Morning Security Brief: Fusion Centers Criticized, Czech President's Security Lax, No E-mail for Napolitano, and More
By Ann Longmore-Etheridge
A new report is critical of fusion centers. The Czech president was shot with a pellet gun without security intervention. DHS Security Janet Napolitano does not use e-mail. Senate Republicans are not in favor of an executive order on cybersecurity.
► The Wall Street Journal reports that the Senate Permanent Committee on Investigations is less than pleased with the performance of the approximately 70 fusion centers created around the United States in the aftermath of 9-11. The fusion centers, which receive funding from the U.S. Department of Homeland Security, are meant to collect and share intelligence. A report issued by the committee says that instead of meeting their mandate, fusion centers "often produced irrelevant, useless, or inappropriate intelligence reporting to DHS, and many produced no intelligence reporting whatsoever."
►Last week, a man walked up to Czech President Vaclav Klaus and shot him in the arm multiple times with an air-powered pellet gun, reports Gawker. The man then walked away without security intervention. It was only after he gave an interview to a Czech television network that he was arrested. Klaus's security chief has resigned.
►Gizmodo reports that DHS Secretary Janet Napolitano does not use e-mail . Napolitano admitted this at a cybersecurity conference. "She explained that the lack of accounts is 'for a whole host of reasons,' but you have to imagine at least one of this is to avoid the irony of having her own account hacked," noted Gizmodo.

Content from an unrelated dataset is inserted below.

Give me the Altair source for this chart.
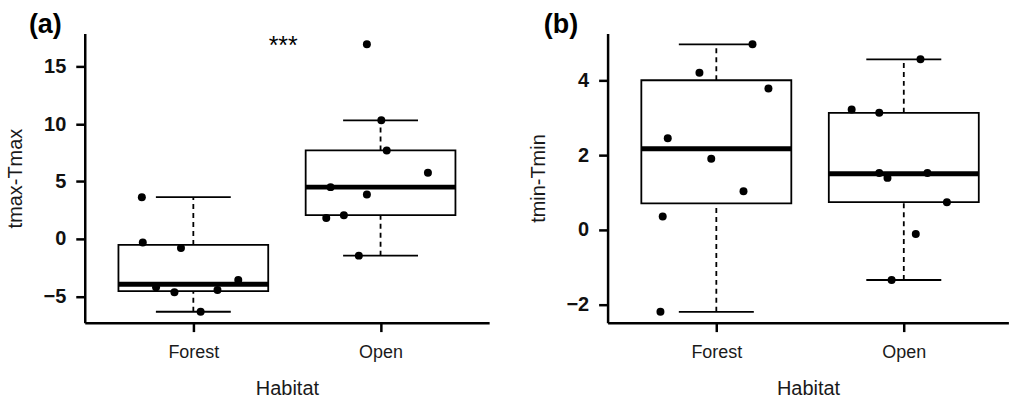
import altair as alt
import pandas as pd

FONT = "Liberation Sans"

categories = ["Forest", "Open"]

# Panel (a): tmax - Tmax
tmax_forest = [3.63, -0.32, -0.79, -4.22, -4.66, -4.45, -3.58, -6.35]
tmax_forest_jit = [-0.275, -0.27, -0.066, -0.199, -0.101, 0.129, 0.24, 0.039]
tmax_open = [16.97, 10.33, 7.71, 5.76, 4.51, 3.87, 1.82, 2.05, -1.46]
tmax_open_jit = [-0.073, 0.004, 0.033, 0.253, -0.267, -0.073, -0.29, -0.196, -0.116]
# box stats: low whisker, lower hinge, median, upper hinge, high whisker
tmax_stats_forest = [-6.35, -4.56, -3.95, -0.53, 3.63]
tmax_stats_open = [-1.46, 2.07, 4.51, 7.71, 10.33]

# Panel (b): tmin - Tmin
tmin_forest = [4.96, 4.20, 3.78, 2.45, 1.90, 1.03, 0.36, -2.19]
tmin_forest_jit = [0.193, -0.09, 0.278, -0.259, -0.027, 0.145, -0.286, -0.298]
tmin_open = [4.56, 3.22, 3.13, 1.52, 1.39, 1.52, 0.74, -0.11, -1.34]
tmin_open_jit = [0.089, -0.278, -0.131, -0.131, -0.087, 0.126, 0.23, 0.064, -0.065]
tmin_stats_forest = [-2.19, 0.71, 2.17, 4.0, 4.96]
tmin_stats_open = [-1.34, 0.74, 1.50, 3.13, 4.56]

signif_label = ["***"]
signif_pos = [1.48, 16.1]

BOX_HALF = 0.4
CAP_HALF = 0.2

label_expr = " : ".join(
    [f"datum.value == {i + 1} ? '{c}'" for i, c in enumerate(categories)]
) + " : ''"


def make_panel(vals, jits, stats, ytitle, ydomain, yticks, xdomain, tag, tag_dx):
    pts = []
    for ci, (v_list, j_list) in enumerate(zip(vals, jits)):
        for v, j in zip(v_list, j_list):
            pts.append({"x": ci + 1 + j, "y": v})
    pts = pd.DataFrame(pts)
    rows = []
    for ci, st in enumerate(stats):
        pos = ci + 1
        rows.append({
            "pos": pos, "xl": pos - BOX_HALF, "xr": pos + BOX_HALF,
            "cl": pos - CAP_HALF, "cr": pos + CAP_HALF,
            "lo": st[0], "q1": st[1], "med": st[2], "q3": st[3], "hi": st[4],
        })
    bx = pd.DataFrame(rows)

    xscale = alt.Scale(domain=xdomain, nice=False, zero=False)
    yscale = alt.Scale(domain=ydomain, nice=False, zero=False)
    xaxis = alt.Axis(values=[1, 2], labelExpr=label_expr, title="Habitat")
    yaxis = alt.Axis(values=yticks, title=ytitle, labelFontWeight="bold")

    base = alt.Chart(bx)
    box = base.mark_rect(fill="white", stroke="black", strokeWidth=1.8).encode(
        x=alt.X("xl:Q", scale=xscale, axis=xaxis), x2="xr:Q",
        y=alt.Y("q1:Q", scale=yscale, axis=yaxis), y2="q3:Q")
    wh_up = base.mark_rule(color="black", strokeWidth=1.8, strokeDash=[5, 4]).encode(
        x="pos:Q", y="q3:Q", y2="hi:Q")
    wh_lo = base.mark_rule(color="black", strokeWidth=1.8, strokeDash=[5, 4]).encode(
        x="pos:Q", y="lo:Q", y2="q1:Q")
    cap_hi = base.mark_rule(color="black", strokeWidth=1.8).encode(
        x="cl:Q", x2="cr:Q", y="hi:Q")
    cap_lo = base.mark_rule(color="black", strokeWidth=1.8).encode(
        x="cl:Q", x2="cr:Q", y="lo:Q")
    med = base.mark_rule(color="black", strokeWidth=5).encode(
        x="xl:Q", x2="xr:Q", y="med:Q")
    points = alt.Chart(pts).mark_circle(size=64, color="black", opacity=1).encode(
        x="x:Q", y="y:Q")
    tag_df = pd.DataFrame({"t": [tag]})
    tag_txt = alt.Chart(tag_df).mark_text(
        fontSize=27, fontWeight="bold", font=FONT, color="black", align="left",
        baseline="alphabetic").encode(
        x=alt.value(tag_dx), y=alt.value(0), text="t:N")
    layers = [box, wh_up, wh_lo, cap_hi, cap_lo, med, points, tag_txt]
    return layers


layers_a = make_panel([tmax_forest, tmax_open], [tmax_forest_jit, tmax_open_jit],
                      [tmax_stats_forest, tmax_stats_open], "tmax-Tmax",
                      [-7.3, 17.9], [-5, 0, 5, 10, 15], [0.42, 2.58], "(a)", -56)
ann = pd.DataFrame({"x": [signif_pos[0]], "y": [signif_pos[1]], "t": signif_label})
stars = alt.Chart(ann).mark_text(fontSize=25, font=FONT, color="black",
                                 baseline="alphabetic").encode(x="x:Q", y="y:Q", text="t:N")
layers_a.append(stars)
panel_a = alt.layer(*layers_a).properties(width=405.6, height=290)

layers_b = make_panel([tmin_forest, tmin_open], [tmin_forest_jit, tmin_open_jit],
                      [tmin_stats_forest, tmin_stats_open], "tmin-Tmin",
                      [-2.48, 5.25], [-2, 0, 2, 4], [0.42, 2.558], "(b)", -64)
panel_b = alt.layer(*layers_b).properties(width=402, height=290)

chart = (
    alt.hconcat(panel_a, panel_b, spacing=118.4, bounds="flush")
    .configure_view(stroke=None)
    .configure_axis(grid=False, domainColor="black", domainWidth=2.5,
                    tickColor="black", tickWidth=2.5, tickSize=9,
                    labelFont=FONT, titleFont=FONT, titleFontWeight="normal",
                    titleFontSize=20, titleColor="#1a1a1a")
    .configure_axisX(labelFontSize=18, labelColor="#1a1a1a", labelBaseline="alphabetic",
                     labelPadding=26, titleBaseline="alphabetic", titleY=72)
    .configure_axisY(labelFontSize=20, labelFontWeight="bold", labelColor="#111",
                     labelPadding=10, titleAngle=270, titleBaseline="alphabetic",
                     titleX=-63)
    .properties(padding={"left": 6, "top": 11, "right": 0, "bottom": 0},
                background="white")
)

chart.save("out.html", embed_options={"renderer": "svg", "actions": False})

► "Senate Republicans urged President Obama on Tuesday not to issue an executive order on cybersecurity , arguing that only congressional action can adequately protect the nation's computer systems. Administration officials have said they began drafting an executive order after Senate Republicans blocked cybersecurity legislation in August. Homeland Security Secretary Janet Napolitano said in a recent congressional hearing that the order is 'close to completion,'" says The Hill. The senators believe that an executive order would fail to address the nation's cyber vulnerabilities.